How do facilities account for everyone after they evacuate a building? They run a headcount at a designated assembly or muster point, where a warden confirms who arrived against a record of who was on site. Paper rosters are still common but slow and often out of date. Digital systems start from a live occupancy list, let wardens mark people safe from a phone or tablet, and produce a real-time list of anyone still missing to hand to responders.
What does OSHA require for evacuation accountability? OSHA's 29 CFR 1910.38 requires covered employers to have an emergency action plan with evacuation and exit-route procedures and procedures to account for all employees after an evacuation. It does not mandate a specific method, so the headcount approach is left to the employer.

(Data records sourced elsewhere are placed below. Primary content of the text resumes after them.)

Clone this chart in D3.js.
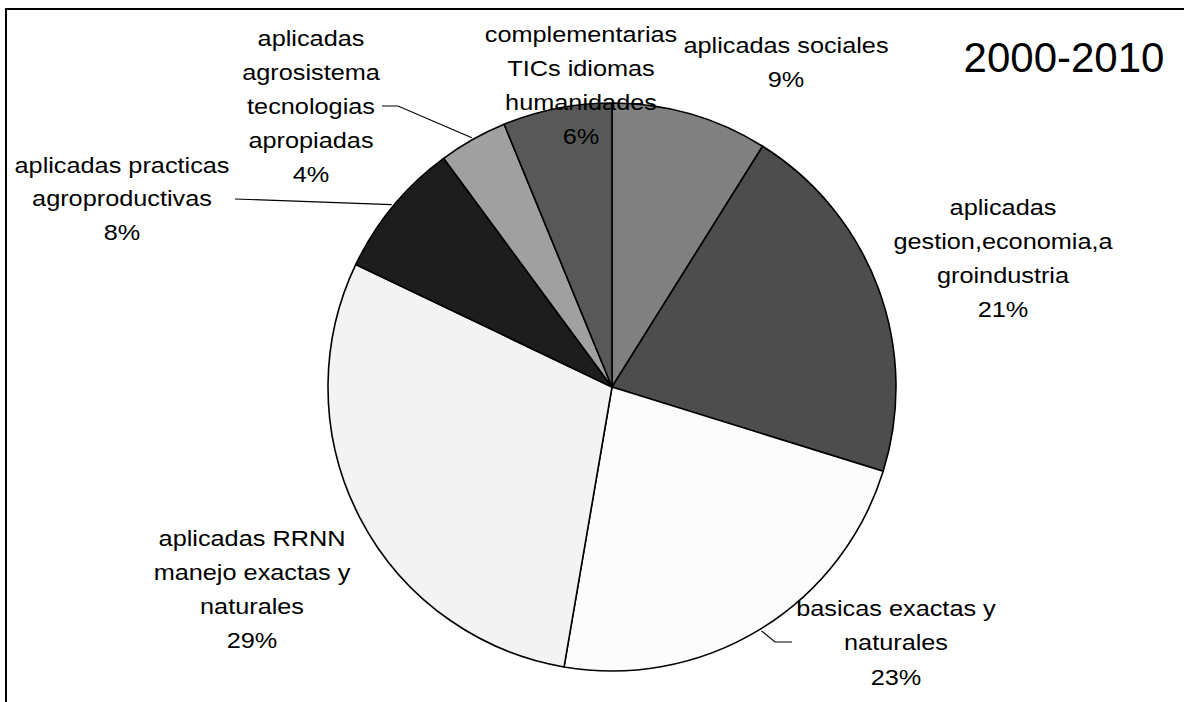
<!DOCTYPE html>
<html>
<head>
<meta charset="utf-8">
<script src="https://cdn.jsdelivr.net/npm/d3@7/dist/d3.min.js"></script>
<style>
  html, body { margin: 0; padding: 0; background: #fff; }
  svg { display: block; }
  text { font-family: "Liberation Sans", Arial, sans-serif; fill: #000; }
</style>
</head>
<body>
<svg id="chart" width="1184" height="702"></svg>
<script>
// ---- Data ----
const categories = [
  "aplicadas sociales",
  "aplicadas gestion,economia,agroindustria",
  "basicas exactas y naturales",
  "aplicadas RRNN manejo exactas y naturales",
  "aplicadas practicas agroproductivas",
  "aplicadas agrosistema tecnologias apropiadas",
  "complementarias TICs idiomas humanidades"
];
const values = [8.9, 20.9, 22.9, 29.4, 7.8, 3.9, 6.2];
const labelLines = [
  ["aplicadas sociales"],
  ["aplicadas", "gestion,economia,a", "groindustria"],
  ["basicas exactas y", "naturales"],
  ["aplicadas RRNN", "manejo exactas y", "naturales"],
  ["aplicadas practicas", "agroproductivas"],
  ["aplicadas", "agrosistema", "tecnologias", "apropiadas"],
  ["complementarias", "TICs idiomas", "humanidades"]
];
const title = "2000-2010";

// ---- Style / layout ----
const colors = ["#808080", "#4d4d4d", "#fcfcfc", "#f3f3f3", "#1d1d1d", "#a0a0a0", "#585858"];
const cx = 612, cy = 387, R = 284;
const labelPos = [
  {x: 786, y: 53, dy: 34.5},
  {x: 1003, y: 215, dy: 34},
  {x: 896, y: 616, dy: 34.5},
  {x: 252, y: 546, dy: 34},
  {x: 122, y: 173, dy: 33.5},
  {x: 311, y: 46, dy: 34},
  {x: 581, y: 42, dy: 34}
];
const leaders = {
  5: [[382, 106], [398, 106]],
  4: [[235, 199]],
  2: [[792, 642], [775, 642]]
};

const svg = d3.select("#chart");

svg.append("rect")
  .attr("x", 6).attr("y", 9)
  .attr("width", 1300).attr("height", 800)
  .attr("fill", "none").attr("stroke", "#000").attr("stroke-width", 2);

const total = d3.sum(values);
const pie = d3.pie().sort(null).value(d => d).startAngle(0).endAngle(2 * Math.PI);
const arcs = pie(values);
const arc = d3.arc().innerRadius(0).outerRadius(R);

const g = svg.append("g").attr("transform", `translate(${cx},${cy})`);
g.selectAll("path.slice")
  .data(arcs)
  .join("path")
  .attr("class", "slice")
  .attr("d", arc)
  .attr("fill", (d, i) => colors[i])
  .attr("stroke", "#000")
  .attr("stroke-width", 1.6)
  .attr("stroke-linejoin", "round");

Object.keys(leaders).forEach(k => {
  const i = +k;
  const a = (arcs[i].startAngle + arcs[i].endAngle) / 2;
  const pr = R + 2;
  const pt = [cx + pr * Math.sin(a), cy - pr * Math.cos(a)];
  const pts = leaders[i].concat([pt]);
  svg.append("path")
    .attr("d", d3.line()(pts))
    .attr("fill", "none")
    .attr("stroke", "#000")
    .attr("stroke-width", 1.2);
});

arcs.forEach((d, i) => {
  const lines = labelLines[i].concat([Math.round(values[i] / total * 100) + "%"]);
  const p = labelPos[i];
  const t = svg.append("text")
    .attr("text-anchor", "middle")
    .attr("font-size", 22)
    .attr("transform", `translate(${p.x},0) scale(1.15,1)`);
  lines.forEach((ln, j) => {
    t.append("tspan")
      .attr("x", 0)
      .attr("y", p.y + j * p.dy)
      .text(ln);
  });
});

svg.append("text")
  .attr("x", 1064).attr("y", 72)
  .attr("text-anchor", "middle")
  .attr("font-size", 42)
  .text(title);
</script>
</body>
</html>
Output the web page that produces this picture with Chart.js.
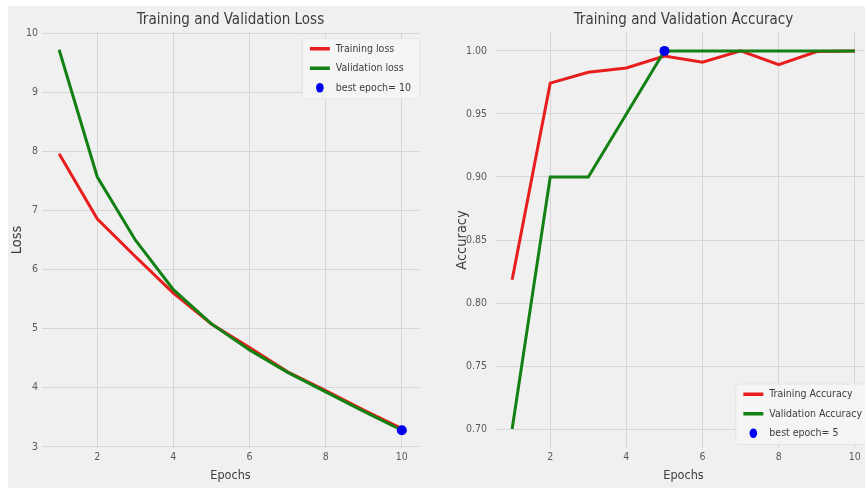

What is a muster point? A muster point, also called an assembly or emergency assembly area, is a predetermined safe location where everyone gathers after an evacuation so a headcount can confirm no one is missing. Good ones sit well clear of the building and hazards, are reachable from all routes, and stay out of the way of emergency vehicles.
How do you account for visitors and contractors during an evacuation? By putting them on the same occupancy list as employees. Visitor and contractor check-in should feed the accountability system, so the headcount reflects everyone who was actually on site, not just staff.
How is a digital headcount faster than a roll call? It starts from a record of who was already on site and lets multiple wardens mark people safe at once, with the unaccounted list updating live across every device and assembly point. That turns a several-minute roll call into a count that resolves in about a minute.
Regulatory requirements vary by jurisdiction and industry; the OSHA standard cited is the US federal baseline.